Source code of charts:

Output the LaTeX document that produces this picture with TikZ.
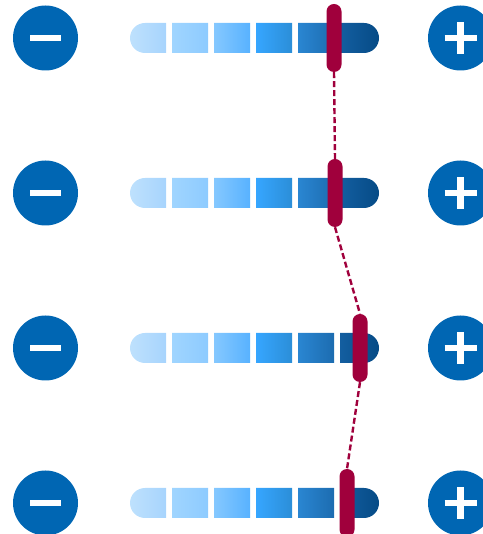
\documentclass[tikz,border=0pt]{standalone}
\usetikzlibrary{calc}

\definecolor{signblue}{RGB}{0,102,179}
\definecolor{knobred}{RGB}{160,0,60}
\definecolor{segAl}{RGB}{190,225,253}
\definecolor{segAr}{RGB}{167,212,253}
\definecolor{segBl}{RGB}{160,213,255}
\definecolor{segBr}{RGB}{142,203,255}
\definecolor{segCl}{RGB}{133,200,255}
\definecolor{segCr}{RGB}{88,178,255}
\definecolor{segDl}{RGB}{54,166,255}
\definecolor{segDr}{RGB}{43,142,216}
\definecolor{segEl}{RGB}{42,134,210}
\definecolor{segEr}{RGB}{28,108,176}
\definecolor{segFl}{RGB}{19,94,160}
\definecolor{segFr}{RGB}{6,75,134}

\begin{document}
\begin{tikzpicture}[x=1pt, y=1pt,
    signdisc/.style={circle, fill=signblue, minimum size=65pt, inner sep=0pt},
    knob/.style={rectangle, rounded corners=7.5pt, fill=knobred,
        minimum width=15pt, minimum height=68pt, inner sep=0pt},
    glyph/.style={white, line width=6.5pt},
    trace/.style={knobred, line width=2.4pt, dash pattern=on 6pt off 3pt}]
    \useasboundingbox (0,0) rectangle (482,534);

    % --- One row per setting: minus, graded bar, knob, plus ---
    \foreach \r/\y/\s in {1/496/334, 2/341/335, 3/186/360, 4/31/347} {
        \node[signdisc] (minus\r) at (45.5,\y) {};
        \draw[glyph] ($(minus\r.center)+(-15.5,0)$) -- ($(minus\r.center)+(15.5,0)$);

        \node[signdisc] (plus\r) at (460.5,\y) {};
        \draw[glyph] ($(plus\r.center)+(-16,0)$) -- ($(plus\r.center)+(16,0)$);
        \draw[glyph] ($(plus\r.center)+(0,-16)$) -- ($(plus\r.center)+(0,16)$);

        % graded bar, six cells, rounded ends
        \begin{scope}
            \clip[rounded corners=15pt] (130,\y-15) rectangle (379,\y+15);
            \foreach \i/\cl/\cr in {0/segAl/segAr, 1/segBl/segBr, 2/segCl/segCr,
                                    3/segDl/segDr, 4/segEl/segEr} {
                \shade[left color=\cl, right color=\cr]
                    (130+42*\i,\y-15) rectangle (166+42*\i,\y+15);
            }
            \shade[left color=segFl, right color=segFr] (340,\y-15) rectangle (379,\y+15);
        \end{scope}

        \node[knob] (knob\r) at (\s,\y) {};
    }

    % --- Knob trace between rows ---
    \draw[trace] (knob1.south) -- (knob2.north);
    \draw[trace] (knob2.south) -- (knob3.north);
    \draw[trace] (knob3.south) -- (knob4.north);
\end{tikzpicture}
\end{document}
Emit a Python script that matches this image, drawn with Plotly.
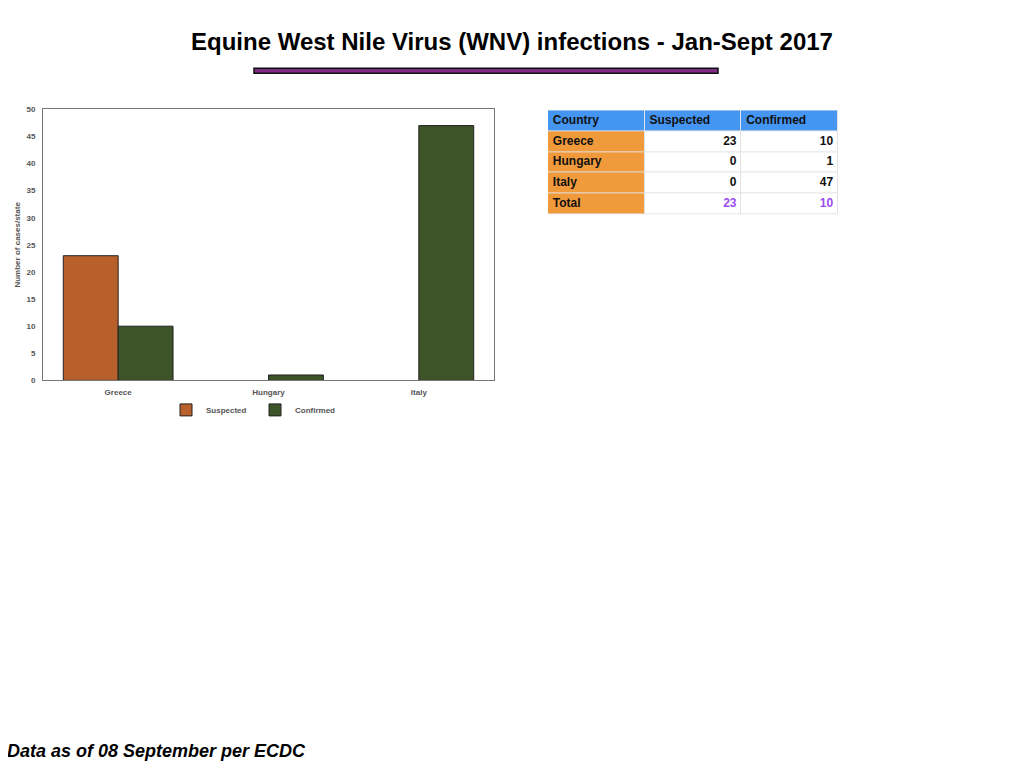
import plotly.graph_objs as go

countries = ['Greece', 'Hungary', 'Italy']
suspected = [23, 0, 0]
confirmed = [10, 1, 47]

table_header = ['Country', 'Suspected', 'Confirmed']
table_rows = ['Greece', 'Hungary', 'Italy', 'Total']
table_suspected = [23, 0, 0, 23]
table_confirmed = [10, 1, 47, 10]

W, H = 1024, 768
OX, OY = 8, 8  # page margin of the html body


def px(x):
    return (x - OX) / W


def py_(y):
    # small vertical correction measured from the rendered page
    y = (y - 3.8) / 0.988
    return 1 - (y - OY) / H


FONT = 'Liberation Sans, Arial, sans-serif'
tick_font = dict(family=FONT, size=8, color='#555555', weight='bold')
cell_font = dict(family=FONT, size=12, color='#111111', weight='bold')

# bars
trace_s = go.Bar(x=countries, y=suspected, name='Suspected', hoverinfo='x+y',
                 marker=dict(color='#B8602C',
                             line=dict(color='#222222', width=[1 if v > 0 else 0 for v in suspected])))
trace_c = go.Bar(x=countries, y=confirmed, name='Confirmed', hoverinfo='x+y',
                 marker=dict(color='#3D5429',
                             line=dict(color='#222222', width=[1 if v > 0 else 0 for v in confirmed])))

# table as a heatmap grid + text
n_rows = len(table_rows) + 1
n_cols = len(table_header)
z = []
for r in range(n_rows):
    row = []
    for c in range(n_cols):
        if r == 0:
            row.append(2)
        elif c == 0:
            row.append(0)
        else:
            row.append(1)
    z.append(row)

grid = go.Heatmap(z=z, x=list(range(n_cols)), y=list(range(n_rows)),
                  xaxis='x2', yaxis='y2', zmin=0, zmax=2, showscale=False,
                  xgap=1, ygap=1, hoverinfo='skip',
                  colorscale=[[0, '#F09A3C'], [0.33, '#F09A3C'], [0.33, '#FFFFFF'],
                              [0.67, '#FFFFFF'], [0.67, '#4595F2'], [1, '#4595F2']])

pad = 0.05
left_x = [c - 0.5 + pad for c in range(n_cols)] + [-0.5 + pad] * len(table_rows)
left_y = [0] * n_cols + list(range(1, n_rows))
left_text = table_header + table_rows
text_left = go.Scatter(x=left_x, y=left_y, text=left_text, mode='text',
                       textposition='middle right', textfont=cell_font,
                       xaxis='x2', yaxis='y2', showlegend=False, hoverinfo='skip')

right_x, right_y, right_text, right_col = [], [], [], []
for c, vals in ((1, table_suspected), (2, table_confirmed)):
    for i, v in enumerate(vals):
        right_x.append(c + 0.5 - pad)
        right_y.append(i + 1)
        right_text.append(str(v))
        right_col.append('#9B4DF0' if table_rows[i] == 'Total' else '#111111')
text_right = go.Scatter(x=right_x, y=right_y, text=right_text, mode='text',
                        textposition='middle left',
                        textfont=dict(family=FONT, size=12, color=right_col, weight='bold'),
                        xaxis='x2', yaxis='y2', showlegend=False, hoverinfo='skip')

layout = go.Layout(
    width=W, height=H,
    margin=dict(l=0, r=0, t=0, b=0),
    paper_bgcolor='white',
    plot_bgcolor='white',
    barmode='group',
    bargap=0.27,
    bargroupgap=0,
    showlegend=True,
    legend=dict(orientation='h', x=px(255), xanchor='center', y=py_(395), yanchor='top',
                bgcolor='rgba(0,0,0,0)',
                font=tick_font, itemwidth=30, entrywidth=44, entrywidthmode='pixels'),
    xaxis=dict(domain=[px(43), px(494)], showline=True, linecolor='#777777', mirror=True,
               tickfont=tick_font, ticks='', showgrid=False, ticklabelstandoff=4,
               fixedrange=True),
    yaxis=dict(domain=[py_(380), py_(109)], range=[0, 50], dtick=5, showline=True,
               linecolor='#777777', mirror=True, tickfont=tick_font, showgrid=False,
               zeroline=False, ticks='', ticklabelstandoff=5, fixedrange=True,
               title=dict(text='Number of cases/state', font=tick_font, standoff=4)),
    xaxis2=dict(domain=[px(548), px(838)], range=[-0.5, n_cols - 0.5], visible=False,
                anchor='y2', fixedrange=True),
    yaxis2=dict(domain=[py_(214), py_(110)], range=[n_rows - 0.5, -0.5], visible=False,
                anchor='x2', fixedrange=True),
    shapes=[
        dict(type='rect', xref='paper', yref='paper',
             x0=px(254), x1=px(718), y0=py_(73), y1=py_(68),
             fillcolor='#7E2A82', line=dict(color='#111111', width=1.5)),
        dict(type='rect', xref='x2 domain', yref='y2 domain', x0=0, x1=1, y0=0, y1=1,
             fillcolor='#E2E2E2', line=dict(width=0), layer='below'),
    ],
    annotations=[
        dict(text='<b>Equine West Nile Virus (WNV) infections - Jan-Sept 2017</b>',
             xref='paper', yref='paper', x=px(512), y=py_(41), showarrow=False,
             xanchor='center', yanchor='middle',
             font=dict(family=FONT, size=24, color='black')),
        dict(text='<b><i>Data as of 08 September per ECDC</i></b>',
             xref='paper', yref='paper', x=px(5), y=py_(750), showarrow=False,
             xanchor='left', yanchor='middle',
             font=dict(family=FONT, size=18, color='black')),
    ],
)

fig = go.Figure(data=[trace_s, trace_c, grid, text_left, text_right], layout=layout)
fig.write_html('out.html')
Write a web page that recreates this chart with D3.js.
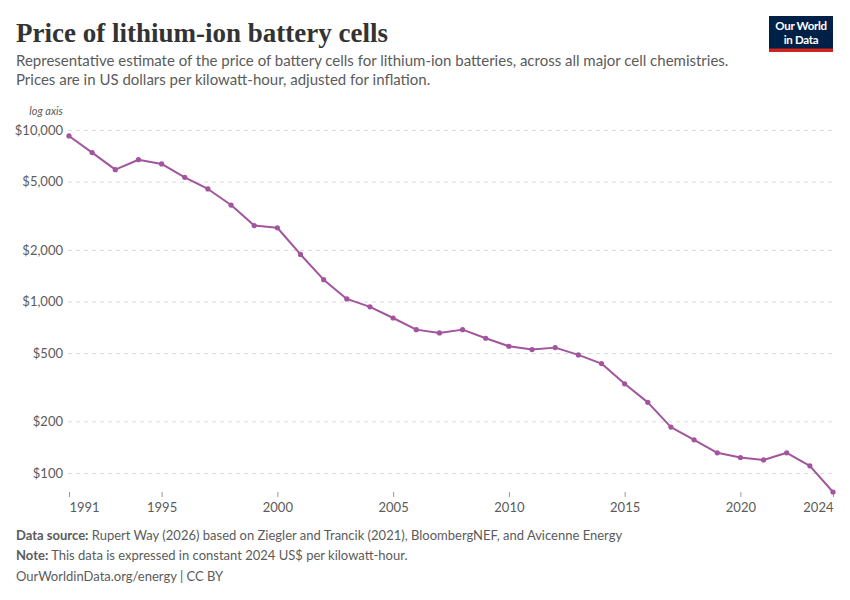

What is expected:
Would you reproduce the lines above, from the very first through the line containing "($(minus\r.center)+(-15.5,0)$) -- ($(minus\r.center)+(15.5,0)$);", exactly and without the pictures?

Output:
Output the LaTeX document that produces this picture with TikZ.
\documentclass[tikz,border=0pt]{standalone}
\usetikzlibrary{calc}

\definecolor{signblue}{RGB}{0,102,179}
\definecolor{knobred}{RGB}{160,0,60}
\definecolor{segAl}{RGB}{190,225,253}
\definecolor{segAr}{RGB}{167,212,253}
\definecolor{segBl}{RGB}{160,213,255}
\definecolor{segBr}{RGB}{142,203,255}
\definecolor{segCl}{RGB}{133,200,255}
\definecolor{segCr}{RGB}{88,178,255}
\definecolor{segDl}{RGB}{54,166,255}
\definecolor{segDr}{RGB}{43,142,216}
\definecolor{segEl}{RGB}{42,134,210}
\definecolor{segEr}{RGB}{28,108,176}
\definecolor{segFl}{RGB}{19,94,160}
\definecolor{segFr}{RGB}{6,75,134}

\begin{document}
\begin{tikzpicture}[x=1pt, y=1pt,
    signdisc/.style={circle, fill=signblue, minimum size=65pt, inner sep=0pt},
    knob/.style={rectangle, rounded corners=7.5pt, fill=knobred,
        minimum width=15pt, minimum height=68pt, inner sep=0pt},
    glyph/.style={white, line width=6.5pt},
    trace/.style={knobred, line width=2.4pt, dash pattern=on 6pt off 3pt}]
    \useasboundingbox (0,0) rectangle (482,534);

    % --- One row per setting: minus, graded bar, knob, plus ---
    \foreach \r/\y/\s in {1/496/334, 2/341/335, 3/186/360, 4/31/347} {
        \node[signdisc] (minus\r) at (45.5,\y) {};
        \draw[glyph] ($(minus\r.center)+(-15.5,0)$) -- ($(minus\r.center)+(15.5,0)$);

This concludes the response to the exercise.